Jason Clay Lewis came to New York in 1991 on a scholarship and internship at Universal Limited Art Editions. From 1992 - 1994 he worked with Jasper Johns as his personal studio assistant. Continuing his education, he graduated from The Cooper Union with a Bachelor of Fine Arts in 1997. His work has appeared and reviewed in publications including Art In America, World of Art, Art On Paper and ZINK Magazine.

In March 2012, his work has been included in an exhibition at the Imperial Belvedere Palace Museum in Vienna, Austria. Curated by Thomas Zaunschirm, the show is called GOLD and will have artists such as Damian Hirst, Marc Quinn, Chris Burden, Anish Kapoor, Chris Ofili and Sigmar Polke. "The Kiss" by Gustav Klimt, will open the exhibition.

Andrew Sroka

“Within the traditions of street photography and classical portraiture, these images play between documentation and imagination, pushing photography’s boundaries towards painting - real characters with suggested histories, their story told through a palimpsest of layers, marks and fading identity.”
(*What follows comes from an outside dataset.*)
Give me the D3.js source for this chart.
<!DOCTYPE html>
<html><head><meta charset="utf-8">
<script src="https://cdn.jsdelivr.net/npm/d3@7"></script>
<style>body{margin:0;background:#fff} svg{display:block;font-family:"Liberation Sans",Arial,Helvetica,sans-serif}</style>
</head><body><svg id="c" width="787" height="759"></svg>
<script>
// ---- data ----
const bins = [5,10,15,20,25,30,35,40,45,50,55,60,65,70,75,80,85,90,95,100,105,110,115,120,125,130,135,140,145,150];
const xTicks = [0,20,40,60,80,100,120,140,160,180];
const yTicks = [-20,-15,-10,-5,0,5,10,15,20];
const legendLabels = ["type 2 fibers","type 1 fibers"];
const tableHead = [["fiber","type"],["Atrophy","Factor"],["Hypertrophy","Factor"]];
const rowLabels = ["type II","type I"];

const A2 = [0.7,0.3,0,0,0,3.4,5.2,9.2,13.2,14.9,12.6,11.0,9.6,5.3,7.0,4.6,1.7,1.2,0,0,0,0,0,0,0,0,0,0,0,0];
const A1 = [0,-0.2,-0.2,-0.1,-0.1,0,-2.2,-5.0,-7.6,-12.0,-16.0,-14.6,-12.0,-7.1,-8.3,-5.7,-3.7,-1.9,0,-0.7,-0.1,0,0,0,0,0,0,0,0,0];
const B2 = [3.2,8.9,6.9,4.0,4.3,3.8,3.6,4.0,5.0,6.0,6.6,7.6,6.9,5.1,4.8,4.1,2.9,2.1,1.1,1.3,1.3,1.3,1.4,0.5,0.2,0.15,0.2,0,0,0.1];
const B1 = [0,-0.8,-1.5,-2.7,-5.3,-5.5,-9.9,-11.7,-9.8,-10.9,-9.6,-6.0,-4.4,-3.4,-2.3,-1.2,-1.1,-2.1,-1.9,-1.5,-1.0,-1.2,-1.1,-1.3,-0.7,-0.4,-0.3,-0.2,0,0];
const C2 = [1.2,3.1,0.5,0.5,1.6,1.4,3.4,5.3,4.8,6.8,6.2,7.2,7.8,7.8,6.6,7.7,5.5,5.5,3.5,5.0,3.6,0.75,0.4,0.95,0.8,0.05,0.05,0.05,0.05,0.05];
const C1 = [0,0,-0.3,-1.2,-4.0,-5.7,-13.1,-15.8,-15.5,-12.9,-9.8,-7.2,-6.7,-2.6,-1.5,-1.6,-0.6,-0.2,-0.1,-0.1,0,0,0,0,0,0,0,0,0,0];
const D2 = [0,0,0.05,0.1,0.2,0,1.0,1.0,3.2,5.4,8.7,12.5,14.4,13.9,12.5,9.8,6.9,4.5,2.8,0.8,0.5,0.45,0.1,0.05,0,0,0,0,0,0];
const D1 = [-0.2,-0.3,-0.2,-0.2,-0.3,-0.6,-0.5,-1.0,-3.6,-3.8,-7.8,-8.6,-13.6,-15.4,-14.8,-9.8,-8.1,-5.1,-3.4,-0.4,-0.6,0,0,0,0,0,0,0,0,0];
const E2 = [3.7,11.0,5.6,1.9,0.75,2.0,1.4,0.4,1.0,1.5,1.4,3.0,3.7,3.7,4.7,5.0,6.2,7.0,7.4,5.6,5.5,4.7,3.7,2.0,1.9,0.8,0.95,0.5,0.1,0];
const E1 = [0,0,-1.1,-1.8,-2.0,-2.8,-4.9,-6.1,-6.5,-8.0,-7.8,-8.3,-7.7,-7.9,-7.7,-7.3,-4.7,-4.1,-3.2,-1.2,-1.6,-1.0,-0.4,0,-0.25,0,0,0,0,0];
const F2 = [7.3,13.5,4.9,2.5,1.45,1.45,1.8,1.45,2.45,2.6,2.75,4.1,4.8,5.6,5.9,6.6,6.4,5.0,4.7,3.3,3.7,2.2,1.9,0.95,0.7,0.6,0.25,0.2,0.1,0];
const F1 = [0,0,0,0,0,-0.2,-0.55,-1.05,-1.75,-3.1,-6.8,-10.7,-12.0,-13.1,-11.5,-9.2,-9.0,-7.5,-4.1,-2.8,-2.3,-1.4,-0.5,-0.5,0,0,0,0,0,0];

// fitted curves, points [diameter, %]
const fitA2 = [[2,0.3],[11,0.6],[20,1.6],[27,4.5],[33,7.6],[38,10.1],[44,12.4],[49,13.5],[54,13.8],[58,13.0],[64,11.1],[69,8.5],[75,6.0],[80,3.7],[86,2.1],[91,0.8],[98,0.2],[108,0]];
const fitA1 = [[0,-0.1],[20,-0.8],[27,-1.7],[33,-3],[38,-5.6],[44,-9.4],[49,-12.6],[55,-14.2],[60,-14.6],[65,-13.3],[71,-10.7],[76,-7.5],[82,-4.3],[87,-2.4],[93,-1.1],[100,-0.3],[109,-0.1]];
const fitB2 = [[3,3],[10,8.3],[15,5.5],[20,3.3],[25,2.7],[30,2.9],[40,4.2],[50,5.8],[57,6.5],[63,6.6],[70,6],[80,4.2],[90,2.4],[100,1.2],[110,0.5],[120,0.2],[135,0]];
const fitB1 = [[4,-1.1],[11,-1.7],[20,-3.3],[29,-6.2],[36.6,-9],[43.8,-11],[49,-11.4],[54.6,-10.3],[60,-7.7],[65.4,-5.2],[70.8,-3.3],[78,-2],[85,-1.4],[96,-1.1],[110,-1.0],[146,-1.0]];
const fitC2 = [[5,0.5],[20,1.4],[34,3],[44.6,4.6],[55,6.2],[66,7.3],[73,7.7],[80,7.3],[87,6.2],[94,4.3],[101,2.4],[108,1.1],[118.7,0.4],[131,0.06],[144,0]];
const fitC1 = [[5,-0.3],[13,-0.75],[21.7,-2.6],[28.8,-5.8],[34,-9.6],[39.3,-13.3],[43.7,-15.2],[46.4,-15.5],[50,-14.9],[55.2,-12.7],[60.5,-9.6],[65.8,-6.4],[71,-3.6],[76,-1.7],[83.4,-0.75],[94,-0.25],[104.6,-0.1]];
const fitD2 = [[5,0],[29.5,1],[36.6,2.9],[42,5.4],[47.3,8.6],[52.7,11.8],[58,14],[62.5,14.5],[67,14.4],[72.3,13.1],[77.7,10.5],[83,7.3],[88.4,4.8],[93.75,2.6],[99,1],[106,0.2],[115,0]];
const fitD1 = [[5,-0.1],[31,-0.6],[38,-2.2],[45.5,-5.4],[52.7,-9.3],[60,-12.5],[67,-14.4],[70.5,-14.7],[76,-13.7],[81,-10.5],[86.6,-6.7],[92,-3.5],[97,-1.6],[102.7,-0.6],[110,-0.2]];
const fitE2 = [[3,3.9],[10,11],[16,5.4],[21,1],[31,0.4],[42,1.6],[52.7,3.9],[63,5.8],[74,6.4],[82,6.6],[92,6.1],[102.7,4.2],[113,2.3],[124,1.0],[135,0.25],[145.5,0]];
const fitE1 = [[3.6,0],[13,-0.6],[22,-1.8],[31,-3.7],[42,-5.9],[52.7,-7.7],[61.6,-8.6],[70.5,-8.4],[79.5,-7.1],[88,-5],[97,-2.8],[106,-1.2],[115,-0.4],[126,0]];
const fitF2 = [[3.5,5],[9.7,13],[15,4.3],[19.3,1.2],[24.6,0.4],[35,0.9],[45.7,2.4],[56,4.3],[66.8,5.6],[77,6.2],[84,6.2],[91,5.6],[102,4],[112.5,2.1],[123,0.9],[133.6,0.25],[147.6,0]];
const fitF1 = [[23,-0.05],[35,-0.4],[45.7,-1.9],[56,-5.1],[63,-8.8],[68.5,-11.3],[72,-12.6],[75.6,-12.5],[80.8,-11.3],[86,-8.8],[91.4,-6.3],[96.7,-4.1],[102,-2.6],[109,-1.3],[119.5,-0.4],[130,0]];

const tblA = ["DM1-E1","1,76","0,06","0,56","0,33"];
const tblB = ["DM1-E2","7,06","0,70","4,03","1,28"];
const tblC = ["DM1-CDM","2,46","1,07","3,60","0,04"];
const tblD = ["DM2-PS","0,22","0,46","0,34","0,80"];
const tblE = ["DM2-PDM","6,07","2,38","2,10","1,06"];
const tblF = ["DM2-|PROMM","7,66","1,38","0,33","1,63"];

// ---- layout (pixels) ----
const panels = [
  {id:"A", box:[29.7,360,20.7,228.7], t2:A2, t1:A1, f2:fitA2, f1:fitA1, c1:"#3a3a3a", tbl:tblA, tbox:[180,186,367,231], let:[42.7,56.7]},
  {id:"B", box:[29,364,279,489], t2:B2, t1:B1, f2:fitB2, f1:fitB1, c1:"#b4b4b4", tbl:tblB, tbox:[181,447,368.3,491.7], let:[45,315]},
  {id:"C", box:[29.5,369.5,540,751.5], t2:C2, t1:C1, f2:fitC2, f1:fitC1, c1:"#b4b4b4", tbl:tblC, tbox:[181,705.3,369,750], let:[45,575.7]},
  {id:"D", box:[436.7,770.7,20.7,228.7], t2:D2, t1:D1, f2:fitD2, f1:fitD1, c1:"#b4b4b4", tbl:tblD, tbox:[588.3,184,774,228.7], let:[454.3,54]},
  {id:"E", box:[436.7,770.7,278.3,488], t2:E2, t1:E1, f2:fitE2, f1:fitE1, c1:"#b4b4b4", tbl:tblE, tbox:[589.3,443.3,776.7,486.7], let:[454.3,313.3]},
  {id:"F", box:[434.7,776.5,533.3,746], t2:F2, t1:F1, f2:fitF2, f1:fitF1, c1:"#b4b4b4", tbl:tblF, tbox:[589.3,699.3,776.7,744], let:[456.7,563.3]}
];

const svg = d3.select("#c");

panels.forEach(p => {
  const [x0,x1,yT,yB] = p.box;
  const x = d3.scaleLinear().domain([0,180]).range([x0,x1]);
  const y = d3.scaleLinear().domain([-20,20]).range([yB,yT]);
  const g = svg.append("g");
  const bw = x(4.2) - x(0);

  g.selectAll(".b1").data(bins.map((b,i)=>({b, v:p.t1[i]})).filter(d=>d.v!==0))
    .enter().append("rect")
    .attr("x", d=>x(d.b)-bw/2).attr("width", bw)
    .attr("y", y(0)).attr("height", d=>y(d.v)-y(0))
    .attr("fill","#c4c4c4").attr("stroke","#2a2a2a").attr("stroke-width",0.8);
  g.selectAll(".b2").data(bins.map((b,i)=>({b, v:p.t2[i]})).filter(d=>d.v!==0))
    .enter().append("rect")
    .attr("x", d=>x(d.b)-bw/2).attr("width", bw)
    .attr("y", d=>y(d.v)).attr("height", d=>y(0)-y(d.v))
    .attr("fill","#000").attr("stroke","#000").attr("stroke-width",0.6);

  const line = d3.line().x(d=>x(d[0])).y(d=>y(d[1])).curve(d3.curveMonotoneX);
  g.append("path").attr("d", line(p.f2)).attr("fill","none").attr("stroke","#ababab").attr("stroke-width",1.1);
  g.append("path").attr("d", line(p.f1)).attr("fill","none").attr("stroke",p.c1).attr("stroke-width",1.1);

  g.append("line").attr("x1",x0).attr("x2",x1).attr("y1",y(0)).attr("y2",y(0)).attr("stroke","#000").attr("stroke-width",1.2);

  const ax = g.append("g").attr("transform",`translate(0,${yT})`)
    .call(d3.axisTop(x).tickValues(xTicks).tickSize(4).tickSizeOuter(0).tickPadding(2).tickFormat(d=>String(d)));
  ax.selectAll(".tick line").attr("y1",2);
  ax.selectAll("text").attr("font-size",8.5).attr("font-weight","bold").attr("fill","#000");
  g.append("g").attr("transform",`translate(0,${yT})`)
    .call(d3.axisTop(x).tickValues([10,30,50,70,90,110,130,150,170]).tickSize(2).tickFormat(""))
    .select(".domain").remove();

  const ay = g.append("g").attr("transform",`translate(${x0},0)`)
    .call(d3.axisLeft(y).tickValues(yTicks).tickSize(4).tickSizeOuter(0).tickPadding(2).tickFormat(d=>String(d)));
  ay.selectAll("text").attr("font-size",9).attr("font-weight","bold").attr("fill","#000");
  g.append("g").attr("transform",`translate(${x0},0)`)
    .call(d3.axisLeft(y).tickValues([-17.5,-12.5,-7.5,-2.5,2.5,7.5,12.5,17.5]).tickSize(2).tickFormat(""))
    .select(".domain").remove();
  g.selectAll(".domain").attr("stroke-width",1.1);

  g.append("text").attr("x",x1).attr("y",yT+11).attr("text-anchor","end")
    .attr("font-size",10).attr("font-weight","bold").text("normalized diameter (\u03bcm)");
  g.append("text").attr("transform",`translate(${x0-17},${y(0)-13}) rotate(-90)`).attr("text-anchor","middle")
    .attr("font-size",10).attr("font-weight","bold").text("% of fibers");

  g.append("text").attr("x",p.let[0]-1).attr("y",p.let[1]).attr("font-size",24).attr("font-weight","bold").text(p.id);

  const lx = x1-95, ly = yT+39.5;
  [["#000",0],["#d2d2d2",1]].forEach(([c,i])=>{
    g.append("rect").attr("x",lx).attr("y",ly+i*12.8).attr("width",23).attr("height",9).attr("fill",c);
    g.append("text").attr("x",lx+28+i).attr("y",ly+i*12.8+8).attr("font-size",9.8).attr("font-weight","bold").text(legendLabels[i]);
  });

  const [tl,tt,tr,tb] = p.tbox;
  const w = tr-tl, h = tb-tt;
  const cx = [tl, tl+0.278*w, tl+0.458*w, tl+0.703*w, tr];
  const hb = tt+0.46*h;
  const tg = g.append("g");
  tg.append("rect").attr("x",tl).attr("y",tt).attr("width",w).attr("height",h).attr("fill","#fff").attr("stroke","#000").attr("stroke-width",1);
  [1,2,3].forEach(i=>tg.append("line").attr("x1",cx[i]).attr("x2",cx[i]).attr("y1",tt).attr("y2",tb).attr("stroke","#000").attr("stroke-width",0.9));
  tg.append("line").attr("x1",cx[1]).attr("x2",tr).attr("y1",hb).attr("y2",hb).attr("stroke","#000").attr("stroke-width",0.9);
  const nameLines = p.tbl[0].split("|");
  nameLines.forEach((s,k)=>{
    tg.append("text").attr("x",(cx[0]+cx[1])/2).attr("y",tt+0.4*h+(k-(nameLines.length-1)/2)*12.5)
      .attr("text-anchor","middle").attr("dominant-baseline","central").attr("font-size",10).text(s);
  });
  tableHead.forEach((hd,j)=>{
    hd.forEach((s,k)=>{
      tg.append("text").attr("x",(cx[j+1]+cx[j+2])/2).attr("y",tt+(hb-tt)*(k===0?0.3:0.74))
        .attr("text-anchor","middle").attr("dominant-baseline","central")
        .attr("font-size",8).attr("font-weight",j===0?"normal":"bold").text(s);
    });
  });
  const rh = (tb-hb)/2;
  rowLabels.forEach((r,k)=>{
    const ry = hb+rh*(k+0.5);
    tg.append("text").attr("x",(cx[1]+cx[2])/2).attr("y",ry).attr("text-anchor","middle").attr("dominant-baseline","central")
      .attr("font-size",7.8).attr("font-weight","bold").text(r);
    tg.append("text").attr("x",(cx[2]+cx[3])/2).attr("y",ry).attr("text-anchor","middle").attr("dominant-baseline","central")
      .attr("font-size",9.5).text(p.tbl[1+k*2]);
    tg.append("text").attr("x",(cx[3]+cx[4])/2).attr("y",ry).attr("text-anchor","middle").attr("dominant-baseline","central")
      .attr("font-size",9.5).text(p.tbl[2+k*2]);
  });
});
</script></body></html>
Sroka’s works combine photographic images, painting, wax and rust. Firstly, his “impure medium” obscures the viewer’s reading and understanding of his pictures, allowing only gradually the initial perception of an illusion to be dispersed. The smear and blur suspend the temporality of the subject and instill the surface with emotion and mystery, equally making a Kantian point: the dual-view aspect of the “thing-in-itself”.